Where Are The Best Ideas Born?

November 29, 2012, 12:30 pm Ken Wall KBB

"Nobody has ever said they get their best ideas at work – it’s never happened!"

Best ideas and where are they found?

If you wanted a really great idea for improving something, who would you ask? If you had to think of a really great idea, where would you go? If only there was a foolproof answer...

Together with some of my colleagues in the creativity business, we have researched the question, “Where are you when you have your best ideas?”

And guess what, having asked the question of thousands of people on workshops and ideation sessions around the world, nobody has ever said they get their best ideas at work – it’s never happened!

Maybe one of the reasons is that very few organisations have creative workspaces. If you spend your work-life in a tiny grey cubicle it’s not exactly going to inspire great insight.

Okay, so you might not have a big grey office workspace on the corner of the building, but from our research people still don’t mention ‘work’ as the place for great ideas.

Instead, here are the top five places where people have their best ideas...

1. 57% : Shower, bath, bathroom

2. 51% : Bed

3. 42% : Driving (or passenger)

4. 28% : Walking

5. 25% : Exercise, running, swimming

Does this mean we need to have showers fitted in all the grey cubicles? Or should we simply look at what these five places have in common and how they differ from typical workplaces?

For a start they are all places where people are doing ‘something else’ rather than just thinking about the problem. The primary activity is not thinking, but that activity, and the mood it encourages, creates the opportunity for those surprising connections which are the backbone of creative ideas.

Related: How To Protect Your Business Ideas Before You Start

All these places also offer the opportunity for relaxation, not necessarily in the sense of resting, but certainly as a way of ‘getting away’ from the pressure to find the great idea. Mostly people report that the ideas ‘came to them in a flash’ whilst they were busy walking, running or taking a shower.

The business environment in many ways follows on from many school environmentsin that it doesn’t offer the opportunity to ‘get away’ from the pressure, but rather insists on immersing everyone ‘in’ the pressure cooker!

For example you might have 30 minutes in a meeting to decide how we can improve the sales of product X! Or 30 minutes in this classroom to finish the exercise on page 47...
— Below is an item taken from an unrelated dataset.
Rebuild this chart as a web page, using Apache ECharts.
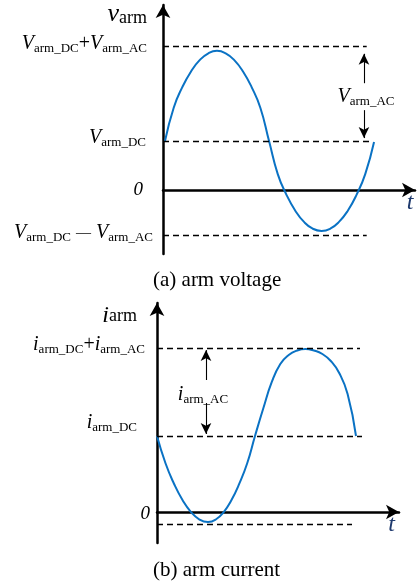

Unfortunately, brilliant ideas and time constraints don’t live together very well.

Whilst creativity and productive thinking can certainly be taught, the breakthrough idea often just appears out of the blue. So to make this happen more often we need to create the ‘blue’. And creating this in the workplace is often ridiculed by those that "know best".

But the work environments that have creative spaces seem to be paying off for their owners and investors. Unfortunately they are very few and far between.

Like the company that has pinball machines, easy chairs and table football, free fruit and snacks in various places around the office, and has no problem with people bringing their pets to work and listening to their iPods on teh job.

How irresponsible! But this company seems to be doing pretty well. In fact you have probably used their web search product today.

Related: The Importance Of A Positive Mindset

But what about the people – who has the best ideas? The very short answer is that it’s generally the person who knows most about the issue. And very rarely is that person one of the managers, even though that’s where answers are most frequently sought.

If you want to know how the product should be improved, don’t ask the design team, ask the user. If you want to know why it takes so long to fix air-conditioning on a train, don’t ask the schedulers, ask the guy who fixes the aircon.

Want to know if deliveries are up or down this month? Don’t wait for the financials, ask the guy who drives the forklift.

And where should they be when you ask them? Well, the obvious answer is to put the place for good ideas and the people who might best find them all together.

Create the creative space and bring in the easy chairs. Go for a walking meeting. Take a packed lunch and head to a park. Go to a museum or take a tour of a shopping centre. Take everyone to the beach. Go to the zoo.

But above all, get away from the grey cubicles, inspiration just doesn’t live there.